▶ **TASK DETAILS**
Your task is to copy the listing exactly. Drop any pictures from the copy.

▶ **SUPPLIED INFORMATION**
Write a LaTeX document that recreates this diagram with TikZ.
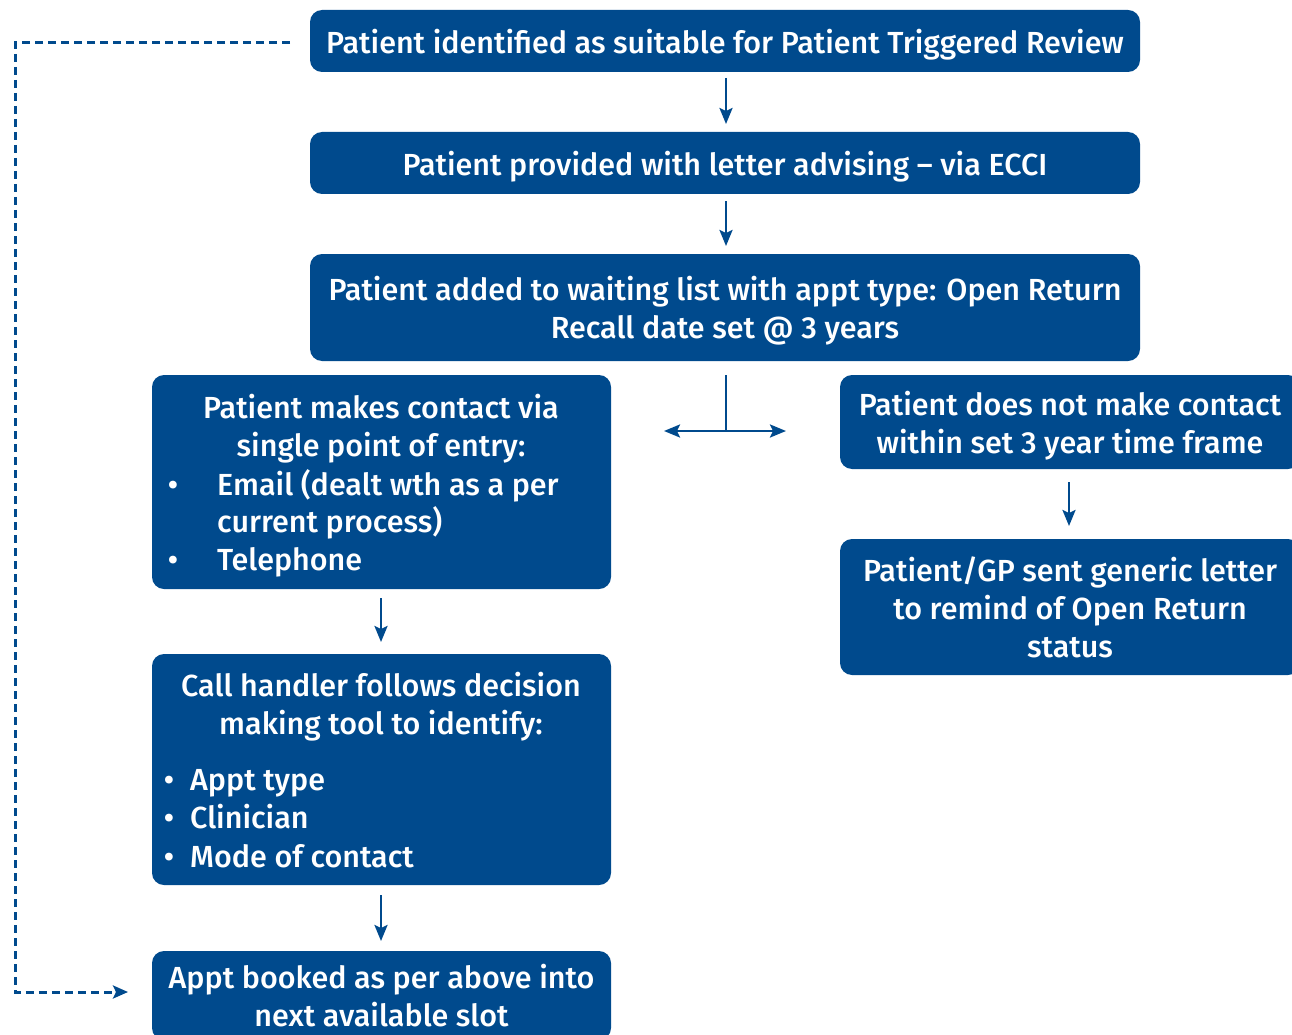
\documentclass[tikz,border=0pt]{standalone}
\usepackage{fontspec}
\setmainfont{Fira Sans Medium}
\usetikzlibrary{arrows.meta}
\definecolor{nhsblue}{RGB}{0,74,141}
\begin{document}
\begin{tikzpicture}[x=1pt,y=-1pt,
  box/.style={fill=nhsblue, rounded corners=12pt, inner sep=0pt, text=white, align=center, text depth=0pt, font=\fontsize{30.5}{38}\selectfont},
  txt/.style={text=white, inner sep=0pt, font=\fontsize{30.5}{38}\selectfont},
  arr/.style={draw=nhsblue, line width=2.5pt, -{Stealth[length=16pt,width=13pt,inset=3pt]}},
  dasharr/.style={draw=nhsblue, line width=3pt, dash pattern=on 8pt off 5pt, -{Stealth[length=15pt,width=13pt,inset=3pt]}}]
\useasboundingbox (0,0) rectangle (1292,1035);
% boxes
\node[box, minimum width=830, minimum height=62] (b1) at (725,41) {Patient identified as suitable for Patient Triggered Review};
\node[box, minimum width=830, minimum height=62] (b2) at (725,163) {Patient provided with letter advising -- via ECCI};
\node[box, minimum width=830, minimum height=107] (b3) at (725,307.5) {Patient added to waiting list with appt type: Open Return\\Recall date set @ 3 years};
\node[box, minimum width=459, minimum height=214] (b4) at (381.5,482) {};
\node[box, minimum width=460, minimum height=94] (b5) at (1070,422) {Patient does not make contact\\within set 3 year time frame};
\node[box, minimum width=460, minimum height=136] (b6) at (1070,607) {Patient/GP sent generic letter\\to remind of Open Return\\status};
\node[box, minimum width=459, minimum height=231] (b7) at (381.5,769.5) {};
\node[box, minimum width=459, minimum height=89] (b8) at (381.5,995.5) {Appt booked as per above into\\next available slot};
% bullet box texts
\node[txt, anchor=base] (t41) at (381,418) {Patient makes contact via};
\node[txt, anchor=base] (t42) at (381,456) {single point of entry:};
\node[txt, anchor=base] (t43) at (173,495) {\textbullet};
\node[txt, anchor=base west] (t44) at (217,495) {Email (dealt wth as a per};
\node[txt, anchor=base west] (t45) at (217,532) {current process)};
\node[txt, anchor=base] (t46) at (173,570) {\textbullet};
\node[txt, anchor=base west] (t47) at (217,570) {Telephone};
\node[txt, anchor=base] (t71) at (381,696) {Call handler follows decision};
\node[txt, anchor=base] (t72) at (381,734) {making tool to identify:};
\node[txt, anchor=base] (t73) at (169,790) {\textbullet};
\node[txt, anchor=base west] (t74) at (190,790) {Appt type};
\node[txt, anchor=base] (t75) at (169,828) {\textbullet};
\node[txt, anchor=base west] (t76) at (190,828) {Clinician};
\node[txt, anchor=base] (t77) at (169,867) {\textbullet};
\node[txt, anchor=base west] (t78) at (190,867) {Mode of contact};
% arrow end points
\coordinate (a1s) at (726,78);  \coordinate (a1e) at (726,124);
\coordinate (a2s) at (726,201); \coordinate (a2e) at (726,246);
\coordinate (a3s) at (1069,482); \coordinate (a3e) at (1069,526);
\coordinate (a4s) at (381,598); \coordinate (a4e) at (381,642);
\coordinate (a5s) at (381,895); \coordinate (a5e) at (381,941);
\draw[arr] (a1s) -- (a1e);
\draw[arr] (a2s) -- (a2e);
\draw[arr] (a3s) -- (a3e);
\draw[arr] (a4s) -- (a4e);
\draw[arr] (a5s) -- (a5e);
\coordinate (tTop) at (726,375);
\coordinate (tMid) at (726,431);
\coordinate (tL) at (664,431);
\coordinate (tR) at (786,431);
\draw[draw=nhsblue, line width=2.5pt] (tTop) -- (tMid);
\draw[arr, {Stealth[length=16pt,width=13pt,inset=3pt]}-{Stealth[length=16pt,width=13pt,inset=3pt]}] (tL) -- (tR);
% dashed feedback
\coordinate (dStart) at (290,43);
\coordinate (dEnd) at (128,992);
\draw[dasharr] (dStart) -- (15,43) -- (15,992) -- (dEnd);
\end{tikzpicture}
\end{document}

▶ **CORRECT ANSWER**
Write a LaTeX document that recreates this diagram with TikZ.
\documentclass[tikz,border=0pt]{standalone}
\usepackage{fontspec}
\setmainfont{Fira Sans Medium}
\usetikzlibrary{arrows.meta}
\definecolor{nhsblue}{RGB}{0,74,141}
\begin{document}
\begin{tikzpicture}[x=1pt,y=-1pt,
  box/.style={fill=nhsblue, rounded corners=12pt, inner sep=0pt, text=white, align=center, text depth=0pt, font=\fontsize{30.5}{38}\selectfont},
  txt/.style={text=white, inner sep=0pt, font=\fontsize{30.5}{38}\selectfont},
  arr/.style={draw=nhsblue, line width=2.5pt, -{Stealth[length=16pt,width=13pt,inset=3pt]}},
  dasharr/.style={draw=nhsblue, line width=3pt, dash pattern=on 8pt off 5pt, -{Stealth[length=15pt,width=13pt,inset=3pt]}}]
\useasboundingbox (0,0) rectangle (1292,1035);
% boxes
\node[box, minimum width=830, minimum height=62] (b1) at (725,41) {Patient identified as suitable for Patient Triggered Review};
\node[box, minimum width=830, minimum height=62] (b2) at (725,163) {Patient provided with letter advising -- via ECCI};
\node[box, minimum width=830, minimum height=107] (b3) at (725,307.5) {Patient added to waiting list with appt type: Open Return\\Recall date set @ 3 years};
\node[box, minimum width=459, minimum height=214] (b4) at (381.5,482) {};
\node[box, minimum width=460, minimum height=94] (b5) at (1070,422) {Patient does not make contact\\within set 3 year time frame};
\node[box, minimum width=460, minimum height=136] (b6) at (1070,607) {Patient/GP sent generic letter\\to remind of Open Return\\status};
\node[box, minimum width=459, minimum height=231] (b7) at (381.5,769.5) {};
\node[box, minimum width=459, minimum height=89] (b8) at (381.5,995.5) {Appt booked as per above into\\next available slot};
% bullet box texts
\node[txt, anchor=base] (t41) at (381,418) {Patient makes contact via};
\node[txt, anchor=base] (t42) at (381,456) {single point of entry:};
\node[txt, anchor=base] (t43) at (173,495) {\textbullet};
\node[txt, anchor=base west] (t44) at (217,495) {Email (dealt wth as a per};
\node[txt, anchor=base west] (t45) at (217,532) {current process)};
\node[txt, anchor=base] (t46) at (173,570) {\textbullet};
\node[txt, anchor=base west] (t47) at (217,570) {Telephone};
\node[txt, anchor=base] (t71) at (381,696) {Call handler follows decision};
\node[txt, anchor=base] (t72) at (381,734) {making tool to identify:};
\node[txt, anchor=base] (t73) at (169,790) {\textbullet};
\node[txt, anchor=base west] (t74) at (190,790) {Appt type};
\node[txt, anchor=base] (t75) at (169,828) {\textbullet};
\node[txt, anchor=base west] (t76) at (190,828) {Clinician};
\node[txt, anchor=base] (t77) at (169,867) {\textbullet};
\node[txt, anchor=base west] (t78) at (190,867) {Mode of contact};
% arrow end points
\coordinate (a1s) at (726,78);  \coordinate (a1e) at (726,124);
\coordinate (a2s) at (726,201); \coordinate (a2e) at (726,246);
\coordinate (a3s) at (1069,482); \coordinate (a3e) at (1069,526);
\coordinate (a4s) at (381,598); \coordinate (a4e) at (381,642);
\coordinate (a5s) at (381,895); \coordinate (a5e) at (381,941);
\draw[arr] (a1s) -- (a1e);
\draw[arr] (a2s) -- (a2e);
\draw[arr] (a3s) -- (a3e);
\draw[arr] (a4s) -- (a4e);
\draw[arr] (a5s) -- (a5e);
\coordinate (tTop) at (726,375);
\coordinate (tMid) at (726,431);
\coordinate (tL) at (664,431);
\coordinate (tR) at (786,431);
\draw[draw=nhsblue, line width=2.5pt] (tTop) -- (tMid);
\draw[arr, {Stealth[length=16pt,width=13pt,inset=3pt]}-{Stealth[length=16pt,width=13pt,inset=3pt]}] (tL) -- (tR);
% dashed feedback
\coordinate (dStart) at (290,43);
\coordinate (dEnd) at (128,992);
\draw[dasharr] (dStart) -- (15,43) -- (15,992) -- (dEnd);
\end{tikzpicture}
\end{document}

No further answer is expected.